Warto przy tym zwrócić uwagę, że włoskiego referendum nie można stawiać w jednej linii z wynikiem plebiscytu za opuszczeniem Unii Europejskiej w Wielkiej Brytanii czy rezultatem wyborów prezydenckich w Stanach Zjednoczonych. Prawdą jest, że wielu Włochów opowiedziało się przeciw proponowanej przez Renziego reformie, wystawiając w ten sposób premierowi rachunek za dwa lata rządów, w trakcie których nie poradził sobie m.in. z problemem bezrobocia i słabym wzrostem gospodarczym. Równie wielu Włochów powiedziało w niedzielę „no”, ponieważ proponowana reforma zwyczajnie im się nie podobała. Wśród przeciwników zmian ustrojowych znaleźli się zresztą prominentni politycy Partii Demokratycznej, w tym były premier Massimo D’Alema. Zdaniem wielu krytyków reforma w połączeniu z nową ordynacją wyborczą skupiłaby w ręku zwycięskich ugrupowań zbyt dużą władzę.
– Wiele osób głosowało na „tak”, ale bez przekonania, uważając, że Matteo Renzi jest mniejszym złem.
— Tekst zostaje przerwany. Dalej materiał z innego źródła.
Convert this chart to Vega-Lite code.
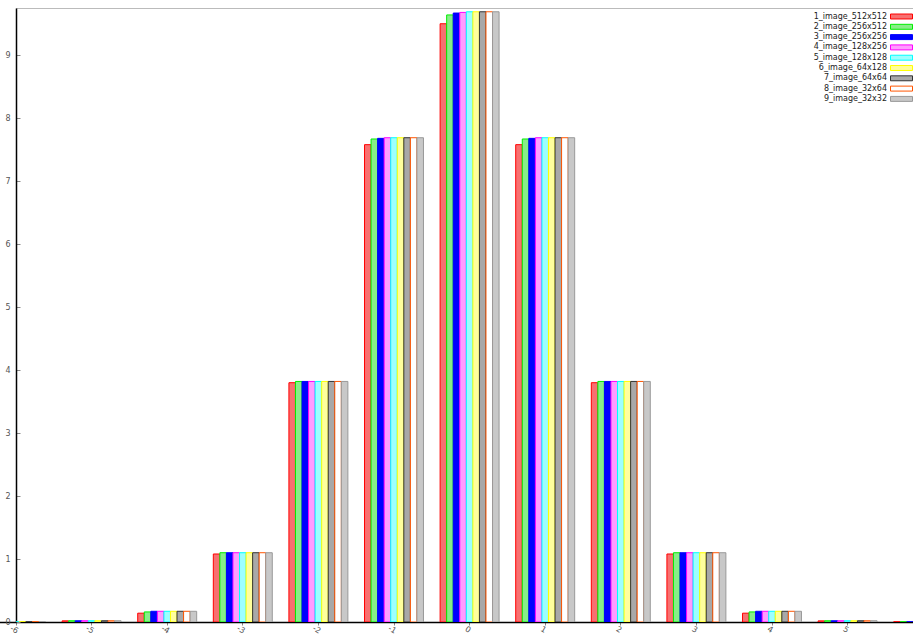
{
  "$schema": "https://vega.github.io/schema/vega-lite/v6.json",
  "width": 897,
  "height": 614,
  "autosize": {"type": "none"},
  "padding": {"left": 16, "top": 8, "right": 0, "bottom": 12},
  "config": {"view": {"stroke": "#bbbbbb"}, "font": "DejaVu Sans"},
  "data": {"values": [
    {"c": -6, "s": "1_image_512x512", "v": 0.004}, {"c": -6, "s": "2_image_256x512", "v": 0.004}, {"c": -6, "s": "3_image_256x256", "v": 0.004}, {"c": -6, "s": "4_image_128x256", "v": 0.004}, {"c": -6, "s": "5_image_128x128", "v": 0.004}, {"c": -6, "s": "6_image_64x128", "v": 0.004}, {"c": -6, "s": "7_image_64x64", "v": 0.004}, {"c": -6, "s": "8_image_32x64", "v": 0.004}, {"c": -6, "s": "9_image_32x32", "v": 0.004},
    {"c": -5, "s": "1_image_512x512", "v": 0.018}, {"c": -5, "s": "2_image_256x512", "v": 0.02}, {"c": -5, "s": "3_image_256x256", "v": 0.02}, {"c": -5, "s": "4_image_128x256", "v": 0.02}, {"c": -5, "s": "5_image_128x128", "v": 0.02}, {"c": -5, "s": "6_image_64x128", "v": 0.02}, {"c": -5, "s": "7_image_64x64", "v": 0.02}, {"c": -5, "s": "8_image_32x64", "v": 0.02}, {"c": -5, "s": "9_image_32x32", "v": 0.02},
    {"c": -4, "s": "1_image_512x512", "v": 0.14}, {"c": -4, "s": "2_image_256x512", "v": 0.16}, {"c": -4, "s": "3_image_256x256", "v": 0.17}, {"c": -4, "s": "4_image_128x256", "v": 0.17}, {"c": -4, "s": "5_image_128x128", "v": 0.17}, {"c": -4, "s": "6_image_64x128", "v": 0.17}, {"c": -4, "s": "7_image_64x64", "v": 0.17}, {"c": -4, "s": "8_image_32x64", "v": 0.17}, {"c": -4, "s": "9_image_32x32", "v": 0.17},
    {"c": -3, "s": "1_image_512x512", "v": 1.08}, {"c": -3, "s": "2_image_256x512", "v": 1.1}, {"c": -3, "s": "3_image_256x256", "v": 1.1}, {"c": -3, "s": "4_image_128x256", "v": 1.1}, {"c": -3, "s": "5_image_128x128", "v": 1.1}, {"c": -3, "s": "6_image_64x128", "v": 1.1}, {"c": -3, "s": "7_image_64x64", "v": 1.1}, {"c": -3, "s": "8_image_32x64", "v": 1.1}, {"c": -3, "s": "9_image_32x32", "v": 1.1},
    {"c": -2, "s": "1_image_512x512", "v": 3.8}, {"c": -2, "s": "2_image_256x512", "v": 3.82}, {"c": -2, "s": "3_image_256x256", "v": 3.82}, {"c": -2, "s": "4_image_128x256", "v": 3.82}, {"c": -2, "s": "5_image_128x128", "v": 3.82}, {"c": -2, "s": "6_image_64x128", "v": 3.82}, {"c": -2, "s": "7_image_64x64", "v": 3.82}, {"c": -2, "s": "8_image_32x64", "v": 3.82}, {"c": -2, "s": "9_image_32x32", "v": 3.82},
    {"c": -1, "s": "1_image_512x512", "v": 7.58}, {"c": -1, "s": "2_image_256x512", "v": 7.67}, {"c": -1, "s": "3_image_256x256", "v": 7.68}, {"c": -1, "s": "4_image_128x256", "v": 7.69}, {"c": -1, "s": "5_image_128x128", "v": 7.69}, {"c": -1, "s": "6_image_64x128", "v": 7.69}, {"c": -1, "s": "7_image_64x64", "v": 7.69}, {"c": -1, "s": "8_image_32x64", "v": 7.69}, {"c": -1, "s": "9_image_32x32", "v": 7.69},
    {"c": 0, "s": "1_image_512x512", "v": 9.5}, {"c": 0, "s": "2_image_256x512", "v": 9.64}, {"c": 0, "s": "3_image_256x256", "v": 9.67}, {"c": 0, "s": "4_image_128x256", "v": 9.68}, {"c": 0, "s": "5_image_128x128", "v": 9.69}, {"c": 0, "s": "6_image_64x128", "v": 9.69}, {"c": 0, "s": "7_image_64x64", "v": 9.69}, {"c": 0, "s": "8_image_32x64", "v": 9.69}, {"c": 0, "s": "9_image_32x32", "v": 9.69},
    {"c": 1, "s": "1_image_512x512", "v": 7.58}, {"c": 1, "s": "2_image_256x512", "v": 7.67}, {"c": 1, "s": "3_image_256x256", "v": 7.68}, {"c": 1, "s": "4_image_128x256", "v": 7.69}, {"c": 1, "s": "5_image_128x128", "v": 7.69}, {"c": 1, "s": "6_image_64x128", "v": 7.69}, {"c": 1, "s": "7_image_64x64", "v": 7.69}, {"c": 1, "s": "8_image_32x64", "v": 7.69}, {"c": 1, "s": "9_image_32x32", "v": 7.69},
    {"c": 2, "s": "1_image_512x512", "v": 3.8}, {"c": 2, "s": "2_image_256x512", "v": 3.82}, {"c": 2, "s": "3_image_256x256", "v": 3.82}, {"c": 2, "s": "4_image_128x256", "v": 3.82}, {"c": 2, "s": "5_image_128x128", "v": 3.82}, {"c": 2, "s": "6_image_64x128", "v": 3.82}, {"c": 2, "s": "7_image_64x64", "v": 3.82}, {"c": 2, "s": "8_image_32x64", "v": 3.82}, {"c": 2, "s": "9_image_32x32", "v": 3.82},
    {"c": 3, "s": "1_image_512x512", "v": 1.08}, {"c": 3, "s": "2_image_256x512", "v": 1.1}, {"c": 3, "s": "3_image_256x256", "v": 1.1}, {"c": 3, "s": "4_image_128x256", "v": 1.1}, {"c": 3, "s": "5_image_128x128", "v": 1.1}, {"c": 3, "s": "6_image_64x128", "v": 1.1}, {"c": 3, "s": "7_image_64x64", "v": 1.1}, {"c": 3, "s": "8_image_32x64", "v": 1.1}, {"c": 3, "s": "9_image_32x32", "v": 1.1},
    {"c": 4, "s": "1_image_512x512", "v": 0.14}, {"c": 4, "s": "2_image_256x512", "v": 0.16}, {"c": 4, "s": "3_image_256x256", "v": 0.17}, {"c": 4, "s": "4_image_128x256", "v": 0.17}, {"c": 4, "s": "5_image_128x128", "v": 0.17}, {"c": 4, "s": "6_image_64x128", "v": 0.17}, {"c": 4, "s": "7_image_64x64", "v": 0.17}, {"c": 4, "s": "8_image_32x64", "v": 0.17}, {"c": 4, "s": "9_image_32x32", "v": 0.17},
    {"c": 5, "s": "1_image_512x512", "v": 0.018}, {"c": 5, "s": "2_image_256x512", "v": 0.02}, {"c": 5, "s": "3_image_256x256", "v": 0.02}, {"c": 5, "s": "4_image_128x256", "v": 0.02}, {"c": 5, "s": "5_image_128x128", "v": 0.02}, {"c": 5, "s": "6_image_64x128", "v": 0.02}, {"c": 5, "s": "7_image_64x64", "v": 0.02}, {"c": 5, "s": "8_image_32x64", "v": 0.02}, {"c": 5, "s": "9_image_32x32", "v": 0.02},
    {"c": 6, "s": "1_image_512x512", "v": 0.004}, {"c": 6, "s": "2_image_256x512", "v": 0.004}, {"c": 6, "s": "3_image_256x256", "v": 0.004}, {"c": 6, "s": "4_image_128x256", "v": 0.004}, {"c": 6, "s": "5_image_128x128", "v": 0.004}, {"c": 6, "s": "6_image_64x128", "v": 0.004}, {"c": 6, "s": "7_image_64x64", "v": 0.004}, {"c": 6, "s": "8_image_32x64", "v": 0.004}, {"c": 6, "s": "9_image_32x32", "v": 0.004}
  ]},
  "mark": {"type": "bar", "clip": true, "strokeWidth": 1},
  "encoding": {
    "x": {
      "field": "c", "type": "ordinal",
      "scale": {"domain": [-6, -5, -4, -3, -2, -1, 0, 1, 2, 3, 4, 5, 6], "range": [-37.8, 945], "paddingInner": 0.22, "paddingOuter": 0.11},
      "axis": {"title": null, "values": [-6, -5, -4, -3, -2, -1, 0, 1, 2, 3, 4, 5], "labelAngle": 30, "labelAlign": "center", "labelBaseline": "top", "labelFontSize": 8, "labelColor": "#555555", "tickSize": 3, "tickColor": "#888888", "domainColor": "#000000", "domainWidth": 1.5, "labelPadding": 1, "grid": false}
    },
    "xOffset": {"field": "s", "type": "nominal", "scale": {"paddingInner": 0, "paddingOuter": 0}},
    "y": {
      "field": "v", "type": "quantitative",
      "scale": {"domain": [0, 9.75], "nice": false},
      "axis": {"title": null, "values": [0, 1, 2, 3, 4, 5, 6, 7, 8, 9], "grid": false, "tickSize": -4, "tickColor": "#888888", "domainColor": "#000000", "domainWidth": 1.5, "labelFontSize": 8, "labelColor": "#555555", "labelPadding": 10}
    },
    "fill": {
      "field": "s", "type": "nominal",
      "scale": {"range": ["#f77070", "#88ee88", "#0000ff", "#ff9cff", "#9cffff", "#ffff9c", "#a8a8a8", "#ffffff", "#c8c8c8"]},
      "legend": {"title": null, "orient": "none", "legendX": 881, "legendY": 4, "padding": 0, "symbolType": "M-2.75,-0.62H2.75V0.62H-2.75Z", "symbolSize": 64, "symbolStrokeWidth": 1, "labelFontSize": 8, "labelAlign": "right", "labelOffset": -19, "rowPadding": 1.3, "labelColor": "#222222"}
    },
    "stroke": {
      "field": "s", "type": "nominal",
      "scale": {"range": ["#ff0000", "#00ee00", "#0000ff", "#ff00ff", "#00ffff", "#ffff00", "#333333", "#ff5500", "#999999"]},
      "legend": {"title": null, "orient": "none", "legendX": 881, "legendY": 4, "padding": 0, "symbolType": "M-2.75,-0.62H2.75V0.62H-2.75Z", "symbolSize": 64, "symbolStrokeWidth": 1, "labelFontSize": 8, "labelAlign": "right", "labelOffset": -19, "rowPadding": 1.3, "labelColor": "#222222"}
    }
  }
}
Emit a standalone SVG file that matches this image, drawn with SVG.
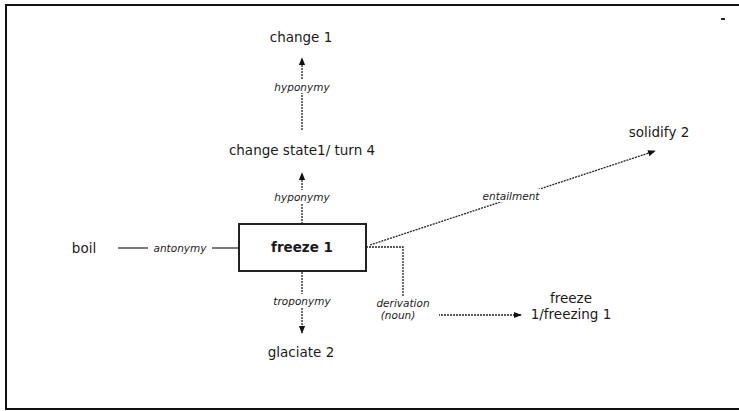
<svg xmlns="http://www.w3.org/2000/svg" width="739" height="411" viewBox="0 0 739 411">
<defs>
<style>
.node{font-family:"DejaVu Sans","Liberation Sans",Arial,sans-serif;font-size:13.5px;fill:#1a1a1a;text-anchor:middle}
.rel{font-family:"DejaVu Sans","Liberation Sans",Arial,sans-serif;font-size:10.5px;font-style:italic;fill:#222;text-anchor:middle}
.con{stroke:#222;stroke-width:1.3;fill:none;stroke-dasharray:2 1}
.solid{stroke:#222;stroke-width:1.2;fill:none}
.lbl{fill:#fff}
</style>
<marker id="ah" viewBox="0 0 10 10" refX="9" refY="5" markerWidth="6" markerHeight="6" orient="auto">
<path d="M0,1 L10,5 L0,9 Z" fill="#111"/>
</marker>
</defs>
<rect width="739" height="411" fill="#fff"/>
<rect x="6" y="5" width="740" height="404" fill="none" stroke="#111" stroke-width="2"/>
<rect x="721" y="18" width="4" height="2" fill="#222"/>

<g id="connectors">
<line class="con" x1="302" y1="130" x2="302" y2="58" marker-end="url(#ah)"/>
<line class="con" x1="302" y1="224" x2="302" y2="173" marker-end="url(#ah)"/>
<line class="solid" x1="118" y1="248" x2="148" y2="248"/>
<line class="solid" x1="212" y1="248" x2="238" y2="248"/>
<line class="con" x1="302" y1="272" x2="302" y2="333" marker-end="url(#ah)"/>
<polyline class="con" points="366,247 403,247 403,297"/>
<line class="con" x1="435" y1="315" x2="521" y2="315" marker-end="url(#ah)"/>
<line class="con" x1="370" y1="245" x2="655" y2="151" stroke-dasharray="4 2" marker-end="url(#ah)"/>
<rect class="lbl" x="268" y="80" width="68" height="13"/>
<text class="rel" x="302" y="91">hyponymy</text>
<rect class="lbl" x="268" y="190" width="68" height="13"/>
<text class="rel" x="302" y="201">hyponymy</text>
<text class="rel" x="180" y="252">antonymy</text>
<rect class="lbl" x="262" y="294" width="80" height="13"/>
<text class="rel" x="302" y="305">troponymy</text>
<rect class="lbl" x="367" y="297" width="72" height="24"/>
<text class="rel" x="403" y="307">derivation</text>
<text class="rel" x="398" y="319">(noun)</text>
<rect class="lbl" x="476" y="189" width="70" height="13"/>
<text class="rel" x="511" y="200">entailment</text>
</g>

<g id="change1"><text class="node" x="301" y="42">change 1</text></g>
<g id="changestate"><text class="node" x="302" y="155">change state1/ turn 4</text></g>
<g id="freeze1">
<rect x="239" y="224" width="127" height="47" fill="#fff" stroke="#222" stroke-width="2"/>
<text class="node" x="302" y="252" font-weight="bold">freeze 1</text>
</g>
<g id="boil"><text class="node" x="84" y="253">boil</text></g>
<g id="glaciate"><text class="node" x="301" y="357">glaciate 2</text></g>
<g id="solidify"><text class="node" x="659" y="137">solidify 2</text></g>
<g id="freezing">
<text class="node" x="571" y="303">freeze</text>
<text class="node" x="571" y="319">1/freezing 1</text>
</g>
</svg>
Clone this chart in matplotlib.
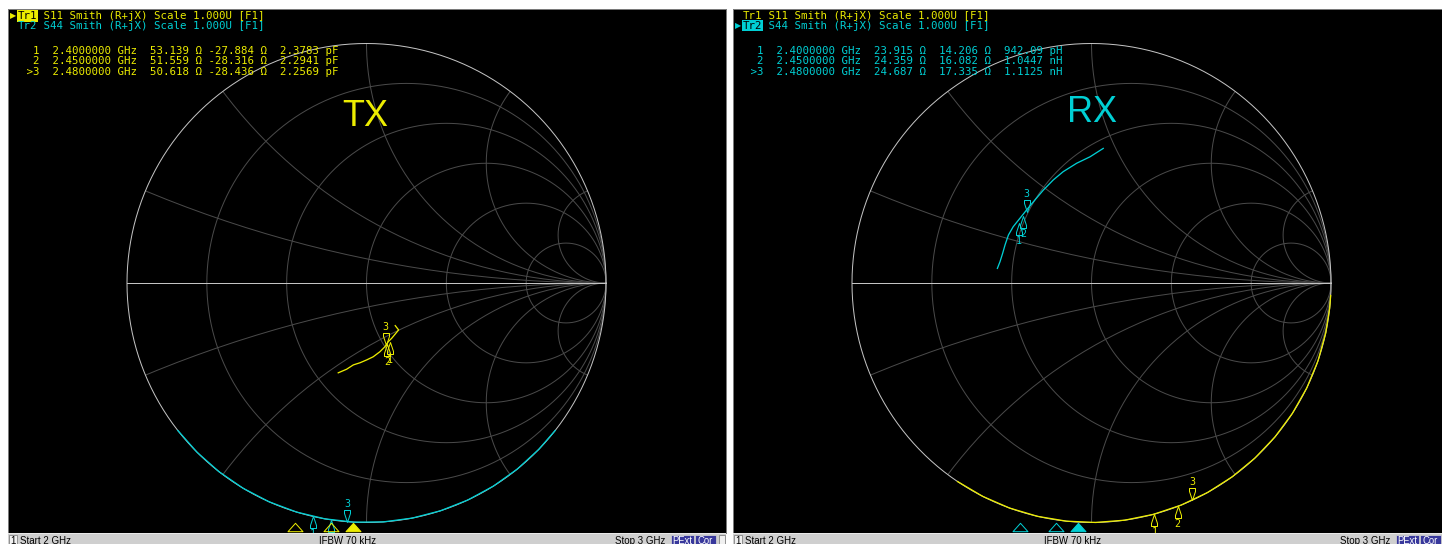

Byli też tacy, którzy unieważniali karty do głosowania, bo nie chcieli osłabiać premiera, ale nie podobał im się zestaw proponowanych przez niego zmian. Wielu Włochów jest przywiązanych do obecnej ustawy zasadniczej, napisanej przez bohaterów walki z faszyzmem piękną włoszczyzną, jakiej już się dzisiaj nie używa – powiedział w rozmowie z nami publicysta włoskiego „L’Espresso” Włodek Goldkorn.
Rynki na wynik referendum zareagowały nerwowo. Kurs akcji największego, włoskiego banku Unicredit spadł wczoraj o ponad 3 proc., w przypadku Banco Popolare było to już ponad 7 proc. Polityczna niepewność, jaką wywołał wynik referendum, stawia jednak pod znakiem zapytania proces naprawy włoskiego sektora bankowego, w tym najważniejszą, odbywającą się równolegle operację kapitałowego wzmocnienia banku Monte dei Paschi di Siena.
Bank potrzebuje zgromadzić do końca roku 5 mld euro kapitału i chce to osiągnąć przez zamianę obligacji na udziały, sprzedaż akcji, a także pozyskanie inwestora instytucjonalnego, którym może być katarski fundusz inwestycyjny. Jeśli ten plan się nie powiedzie, instytucję trzeba będzie ratować przy pomocy środków publicznych, co zgodnie z przyjętymi po kryzysie finansowym regulacjami będzie oznaczało straty dla inwestorów indywidualnych, którzy wyłożyli pieniądze na zakup obligacji najstarszego banku na świecie. To oni kupili papiery Monte dei Paschi di Siena o wartości 2 mld euro.